▶ **Source records**
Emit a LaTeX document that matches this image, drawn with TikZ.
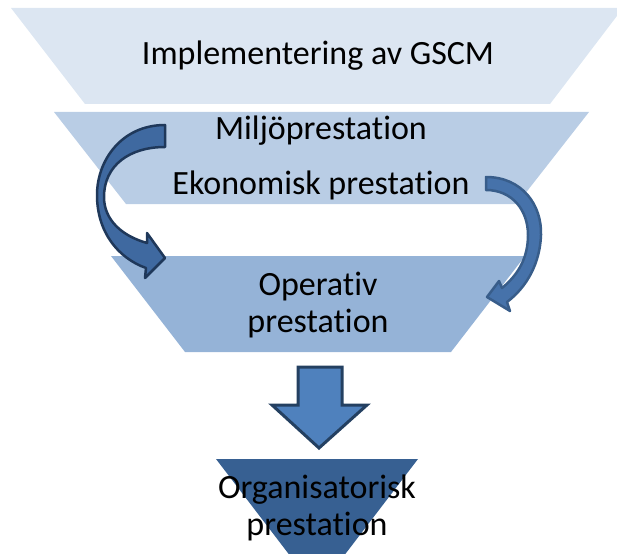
\documentclass[tikz,border=0pt]{standalone}
\usepackage{fontspec}
\setmainfont{Carlito}[Ligatures=NoCommon]
\usepackage{xcolor}
\usetikzlibrary{positioning}

\definecolor{level1}{RGB}{220,230,242}
\definecolor{level2}{RGB}{185,205,229}
\definecolor{level3}{RGB}{149,179,215}
\definecolor{level4}{RGB}{55,96,146}
\definecolor{arrowfill}{RGB}{79,129,189}
\definecolor{arrowline}{RGB}{36,64,97}
\definecolor{leftfill}{RGB}{63,105,160}
\definecolor{leftline}{RGB}{31,56,90}
\definecolor{rightfill}{RGB}{70,114,170}
\definecolor{rightline}{RGB}{56,93,138}

\begin{document}
\begin{tikzpicture}[x=1pt, y=-1pt, >=stealth,
    layer text/.style={font=\fontsize{34}{37}\selectfont, align=center, inner sep=0pt},
    bend arrow/.style={line width=2.5pt, line join=round},
    block arrow/.style={draw=arrowline, fill=arrowfill, line width=3pt, line join=miter}]

    \clip (0,0) rectangle (617,553);

    % funnel levels
    \foreach \lt/\rt/\lb/\rb/\yt/\yb [count=\i] in {11/623/85/550/8/104, 54/589/126/517/112/204, 111/525/185/451/256/352}
      \fill [level\i] (\lt,\yt) -- (\rt,\yt) -- (\rb,\yb) -- (\lb,\yb) -- cycle;

    \fill [level4] (216,459) -- (418,459) -- (317,591) -- cycle;

    % labels (base = last line)
    \node [layer text, anchor=base] (impl) at (318,65) {Implementering av GSCM};
    \node [layer text, anchor=base] (milj) at (321,140) {Miljöprestation};
    \node [layer text, anchor=base] (ekon) at (321,194) {Ekonomisk prestation};
    \node [layer text, anchor=base] (oper) at (318,332) {Operativ\\prestation};
    \node [layer text, anchor=base] (org) at (317,535) {Organisatorisk\\prestation};

    % curved arrows
    \draw [bend arrow, draw=leftline, fill=leftfill] (165,125)
      .. controls (122,125) and (97,160) .. (97,195)
      .. controls (97,232) and (118,258) .. (146,268)
      -- (145,278) -- (165,258) -- (147,233) -- (147,243)
      .. controls (122,236) and (104,220) .. (104,197)
      .. controls (104,165) and (130,147) .. (165,147) -- cycle;

    \draw [bend arrow, draw=rightline, fill=rightfill] (486,177)
      .. controls (522,177) and (542,205) .. (541,235)
      .. controls (540,263) and (527,287) .. (507,302)
      -- (510,311) -- (487,297) -- (499,281) -- (502,288)
      .. controls (518,275) and (528,258) .. (528,235)
      .. controls (528,210) and (512,190) .. (486,190) -- cycle;

    % down arrow
    \draw [block arrow] (298,367) -- (342,367) -- (342,405) -- (367,405)
      -- (319,448) -- (272,405) -- (298,405) -- cycle;
\end{tikzpicture}
\end{document}
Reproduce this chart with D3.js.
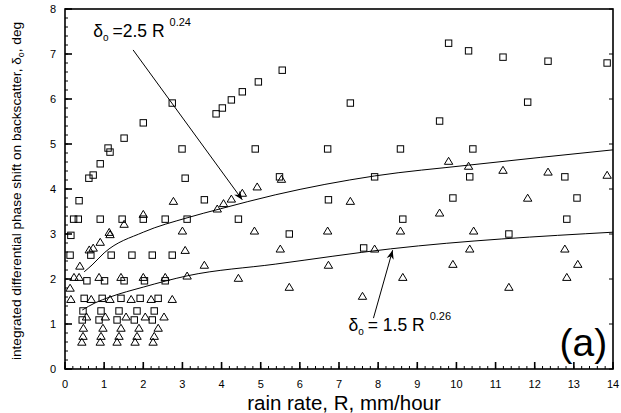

▶ **Task to carry out**
Quote every line word for word and keep the images out of the copy.

▶ **Full answer**
Emit a LaTeX document that matches this image, drawn with TikZ.
\documentclass[tikz,border=0pt]{standalone}
\usepackage{fontspec}
\setmainfont{Carlito}[Ligatures=NoCommon]
\usepackage{xcolor}
\usetikzlibrary{positioning}

\definecolor{level1}{RGB}{220,230,242}
\definecolor{level2}{RGB}{185,205,229}
\definecolor{level3}{RGB}{149,179,215}
\definecolor{level4}{RGB}{55,96,146}
\definecolor{arrowfill}{RGB}{79,129,189}
\definecolor{arrowline}{RGB}{36,64,97}
\definecolor{leftfill}{RGB}{63,105,160}
\definecolor{leftline}{RGB}{31,56,90}
\definecolor{rightfill}{RGB}{70,114,170}
\definecolor{rightline}{RGB}{56,93,138}

\begin{document}
\begin{tikzpicture}[x=1pt, y=-1pt, >=stealth,
    layer text/.style={font=\fontsize{34}{37}\selectfont, align=center, inner sep=0pt},
    bend arrow/.style={line width=2.5pt, line join=round},
    block arrow/.style={draw=arrowline, fill=arrowfill, line width=3pt, line join=miter}]

    \clip (0,0) rectangle (617,553);

    % funnel levels
    \foreach \lt/\rt/\lb/\rb/\yt/\yb [count=\i] in {11/623/85/550/8/104, 54/589/126/517/112/204, 111/525/185/451/256/352}
      \fill [level\i] (\lt,\yt) -- (\rt,\yt) -- (\rb,\yb) -- (\lb,\yb) -- cycle;

    \fill [level4] (216,459) -- (418,459) -- (317,591) -- cycle;

    % labels (base = last line)
    \node [layer text, anchor=base] (impl) at (318,65) {Implementering av GSCM};
    \node [layer text, anchor=base] (milj) at (321,140) {Miljöprestation};
    \node [layer text, anchor=base] (ekon) at (321,194) {Ekonomisk prestation};
    \node [layer text, anchor=base] (oper) at (318,332) {Operativ\\prestation};
    \node [layer text, anchor=base] (org) at (317,535) {Organisatorisk\\prestation};

    % curved arrows
    \draw [bend arrow, draw=leftline, fill=leftfill] (165,125)
      .. controls (122,125) and (97,160) .. (97,195)
      .. controls (97,232) and (118,258) .. (146,268)
      -- (145,278) -- (165,258) -- (147,233) -- (147,243)
      .. controls (122,236) and (104,220) .. (104,197)
      .. controls (104,165) and (130,147) .. (165,147) -- cycle;

    \draw [bend arrow, draw=rightline, fill=rightfill] (486,177)
      .. controls (522,177) and (542,205) .. (541,235)
      .. controls (540,263) and (527,287) .. (507,302)
      -- (510,311) -- (487,297) -- (499,281) -- (502,288)
      .. controls (518,275) and (528,258) .. (528,235)
      .. controls (528,210) and (512,190) .. (486,190) -- cycle;

    % down arrow
    \draw [block arrow] (298,367) -- (342,367) -- (342,405) -- (367,405)
      -- (319,448) -- (272,405) -- (298,405) -- cycle;
\end{tikzpicture}
\end{document}
Reproduce this chart with D3.js.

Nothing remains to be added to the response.